Chemical Measurements

When we want to determine the length, mass, time, temperature, or any other property of an object, we need to measure it. But even with the most precise instruments, our measurements will always have some degree of error. This refers to the difference between the measured value and the actual value.

When taking measurements, it’s important to understand the difference between precision and accuracy.

Accuracy and Precision

Accuracy refers to how close a measured value is to the actual or true value. When a measurement is inaccurate, it can be due to various factors such as faulty equipment, inadequate data processing, or even human error.

Precision refers to how closely the individual measurements match each other, or how consistent they are. For example, a measurement that is precise will yield similar results if taken repeatedly under the same conditions.

No matter how careful we are, there will always be errors in measurement. There are two main types of errors that can occur in measurements:

  • Random errors
  • Systematic errors

Random Error

Random errors are caused by unknown or unpredictable changes in the measurement process. This can include variations in environmental conditions or inconsistencies in the position or technique used to take a measurement. For example:

  • When reading the volume of a liquid in a beaker, you will position yourself slightly differently each time
  • The temperature in the lab can fluctuate

These errors can have an unpredictable effect on your measurements, making them either higher or lower than the true value. However, you can reduce random errors by repeating the measurement process multiple times and taking an average.

Systematic Error

Systematic errors arise from consistent biases or flaws in the measurement process itself, usually due to equipment issues or procedural errors. For example:

  • Forgetting to zero a balance can produce mass measurements that are higher than they should be
  • Not reading a burette at eye level for a volume reading can result in an inaccurate volume reading

Unlike random errors, systematic errors will consistently skew your measurements in the same direction. This means that it will consistently produce results that are either consistently higher or lower than the true value.

To reduce systematic errors, it’s important to improve the measuring equipment or make adjustments to the experimental procedure. It’s also important to identify the sources of error in your experiment, so you can take steps to minimise their impact on your results.

Being aware of the sources of error can also help you to determine the appropriate number of significant figures to use when reporting your results.

Significant Figures

When expressing a measured or calculated quantity, it’s important to determine the appropriate number of significant figures. The number of significant figures refers to the number of digits used to represent a quantity.
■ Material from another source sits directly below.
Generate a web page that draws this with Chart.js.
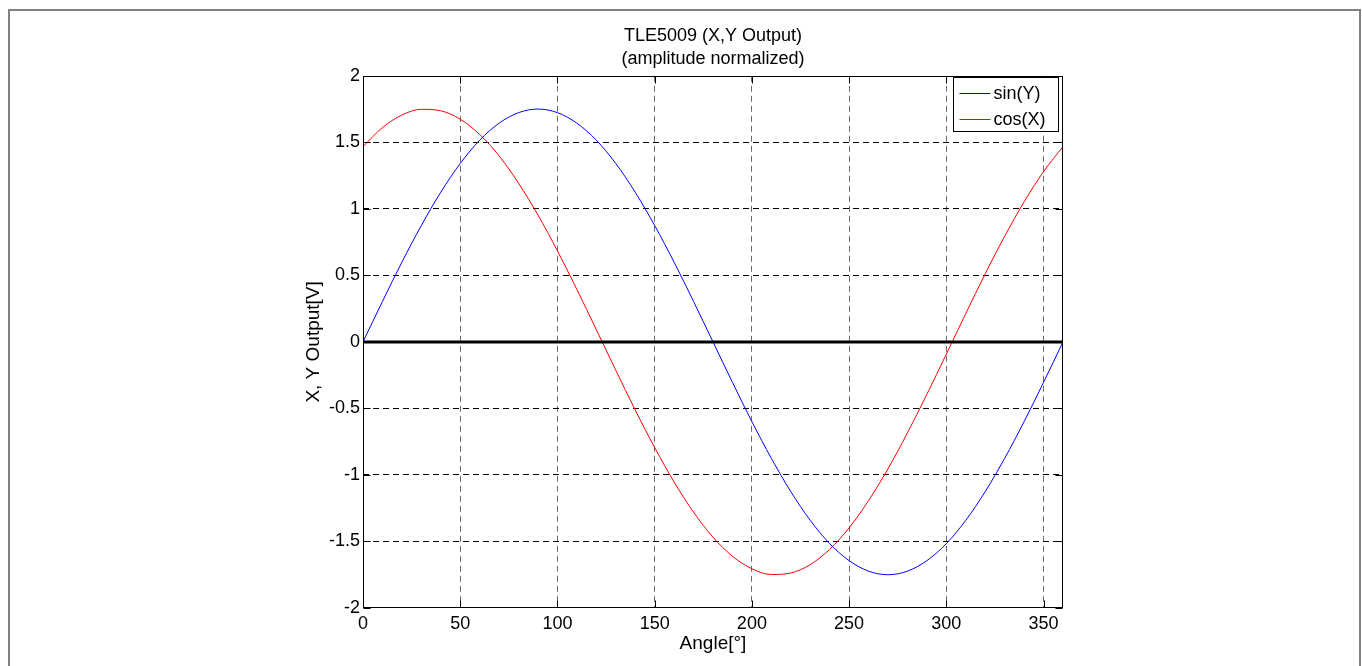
<!DOCTYPE html>
<html><head><meta charset="utf-8">
<script src="https://cdn.jsdelivr.net/npm/chart.js@4.4.1/dist/chart.umd.min.js"></script>
<style>
html,body{margin:0;padding:0;background:#fff;overflow:hidden}
#wrap{position:absolute;left:0;top:0;width:1362px;height:666px}
#frame{position:absolute;left:8px;top:9px;width:1353px;height:680px;border:2px solid #808080;box-sizing:border-box;pointer-events:none}
canvas{display:block}
</style></head><body>
<div id="wrap"><canvas id="c" width="1362" height="666"></canvas><div id="frame"></div></div>
<script>
const angles = [0,10,20,30,40,50,60,70,80,90,100,110,120,130,140,150,160,170,180,190,200,210,220,230,240,250,260,270,280,290,300,310,320,330,340,350,360];
const sinY = [0,0.304,0.599,0.875,1.125,1.341,1.516,1.644,1.723,1.75,1.723,1.644,1.516,1.341,1.125,0.875,0.599,0.304,0,-0.304,-0.599,-0.875,-1.125,-1.341,-1.516,-1.644,-1.723,-1.75,-1.723,-1.644,-1.516,-1.341,-1.125,-0.875,-0.599,-0.304,0];
const cosX = [1.468,1.611,1.705,1.748,1.737,1.674,1.559,1.398,1.193,0.953,0.684,0.394,0.092,-0.213,-0.512,-0.794,-1.053,-1.280,-1.468,-1.611,-1.705,-1.748,-1.737,-1.674,-1.559,-1.398,-1.193,-0.953,-0.684,-0.394,-0.092,0.213,0.512,0.794,1.053,1.280,1.468];
const zeroAngles = [0,360];
const zeroValues = [0,0];
const xTickValues = [0,50,100,150,200,250,300,350];
const xTickLabels = ['0','50','100','150','200','250','300','350'];
const yTickValues = [-2,-1.5,-1,-0.5,0,0.5,1,1.5,2];
const yTickLabels = ['-2','-1.5','-1','-0.5','0','0.5','1','1.5','2'];
const titleLines = ['TLE5009 (X,Y Output)','(amplitude normalized)'];
const xLabel = 'Angle[°]';
const yLabel = 'X, Y Output[V]';
const seriesNames = ['sin(Y)','cos(X)'];

const FONT = "'Liberation Sans', Arial, sans-serif";
const toXY = (xs, ys) => xs.map((x,i)=>({x:x, y:ys[i]}));

const boxPlugin = {
  id: 'matlabBox',
  afterDatasetsDraw(chart) {
    const {ctx, chartArea: ca, scales} = chart;
    ctx.save();
    ctx.strokeStyle = '#000';
    ctx.lineWidth = 1;
    const L = Math.round(ca.left)+0.5, R = Math.round(ca.right)-0.5, T = Math.round(ca.top)+0.5, B = Math.round(ca.bottom)-0.5;
    ctx.strokeRect(L, T, R-L, B-T);
    const tl = 7;
    ctx.beginPath();
    scales.x.ticks.forEach(t => {
      const px = Math.round(scales.x.getPixelForValue(t.value))+0.5;
      ctx.moveTo(px, B); ctx.lineTo(px, B-tl);
      ctx.moveTo(px, T); ctx.lineTo(px, T+tl);
    });
    scales.y.ticks.forEach(t => {
      const py = Math.round(scales.y.getPixelForValue(t.value))+0.5;
      ctx.moveTo(L, py); ctx.lineTo(L+tl, py);
      ctx.moveTo(R, py); ctx.lineTo(R-tl, py);
    });
    ctx.stroke();
    // legend
    const items = chart.data.datasets.filter(d => seriesNames.includes(d.label));
    const w = 105, h = 54;
    const x0 = Math.round(ca.right) - 5 - w + 0.5, y0 = Math.round(ca.top) + 1 + 0.5;
    ctx.fillStyle = '#fff';
    ctx.fillRect(x0, y0, w, h);
    ctx.strokeStyle = '#000';
    ctx.strokeRect(x0, y0, w, h);
    ctx.font = '18px ' + FONT;
    ctx.textBaseline = 'middle';
    ctx.textAlign = 'left';
    items.forEach((d, i) => {
      const yy = Math.round(y0 + 15 + i*26) + 0.5;
      ctx.strokeStyle = d.borderColor;
      ctx.lineWidth = 1;
      ctx.beginPath(); ctx.moveTo(x0+6, yy); ctx.lineTo(x0+37, yy); ctx.stroke();
      ctx.fillStyle = '#000';
      ctx.fillText(d.label, x0+40, yy+1);
    });
    ctx.restore();
  }
};

new Chart(document.getElementById('c'), {
  type: 'line',
  data: {
    datasets: [
      {label: 'zero', data: toXY(zeroAngles, zeroValues), borderColor: '#000', borderWidth: 3, pointRadius: 0},
      {label: seriesNames[0], data: toXY(angles, sinY), borderColor: '#0000ff', borderWidth: 1, pointRadius: 0, cubicInterpolationMode: 'monotone'},
      {label: seriesNames[1], data: toXY(angles, cosX), borderColor: '#ff0000', borderWidth: 1, pointRadius: 0, cubicInterpolationMode: 'monotone'}
    ]
  },
  options: {
    responsive: false,
    animation: false,
    devicePixelRatio: 1,
    layout: {padding: {left: 295, right: 299, top: 0, bottom: 0}},
    plugins: {
      legend: {display: false},
      tooltip: {enabled: false},
      title: {
        display: true, fullSize: false, text: titleLines, color: '#000',
        font: {family: FONT, size: 18, weight: 'normal', lineHeight: 1.3},
        padding: {top: 24, bottom: 5}
      }
    },
    scales: {
      x: {
        type: 'linear', min: 0, max: 360,
        afterFit(s) { s.height = 58; },
        afterBuildTicks(s) { s.ticks = xTickValues.map(v => ({value: v})); },
        ticks: {color: '#000', font: {family: FONT, size: 18}, padding: 5, maxRotation: 0,
          callback: (v) => { const i = xTickValues.indexOf(v); return i >= 0 ? xTickLabels[i] : ''; }},
        grid: {drawTicks: false, color: ctx => (ctx.tick && ctx.tick.value === 0) ? 'rgba(0,0,0,0)' : '#6a6a6a', lineWidth: 1},
        border: {display: false, dash: [6,4]},
        title: {display: true, text: xLabel, color: '#000', font: {family: FONT, size: 19}, padding: {top: 0, bottom: 11}}
      },
      y: {
        min: -2, max: 2,
        afterFit(s) { s.width = 68; },
        afterBuildTicks(s) { s.ticks = yTickValues.map(v => ({value: v})); },
        ticks: {color: '#000', font: {family: FONT, size: 18}, padding: 3,
          callback: (v) => { const i = yTickValues.indexOf(v); return i >= 0 ? yTickLabels[i] : ''; }},
        grid: {drawTicks: false, color: ctx => (ctx.tick && (ctx.tick.value === -2 || ctx.tick.value === 2)) ? 'rgba(0,0,0,0)' : '#000', lineWidth: 1},
        border: {display: false, dash: [6,4]},
        title: {display: true, text: yLabel, color: '#000', font: {family: FONT, size: 19}, padding: {top: 7, bottom: 0}}
      }
    }
  },
  plugins: [boxPlugin]
});
</script>
</body></html>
There are several rules for determining which digits are significant:

  • Any non-zero digit is significant. For example, in the number 123.45, all the digits (1,2,3,4,5) are significant.
  • Zeros between two non-zero digits are significant. For example, in the number 1003, all the digits, including the zeros, are significant.
  • Trailing zeros to the right of the decimal point are significant. For example, in the number 45.00, all the digits are significant, including the two zeros after the decimal.
  • Zeros to the left of a significant figure in a number less than one are NOT significant. For example, in the number 0.00456, only the digits 4, 5, and 6 are significant.
  • Leading zeros in a number are NOT significant. They serve only to position the decimal point. For example, in 0.1234, only the digits 1, 2, 3, and 4 are significant.
  • Trailing zeros in a whole number with the decimal point shown are significant. For example, in the number “100.”, the zeros are significant because of the presence of the decimal point. However, in “100”, without a decimal point, the zeros are not considered significant.

Using the appropriate number of significant figures can help to communicate the level of precision in a measurement or calculation. It’s important to be consistent in the use of significant figures and to understand the rules for rounding and approximation.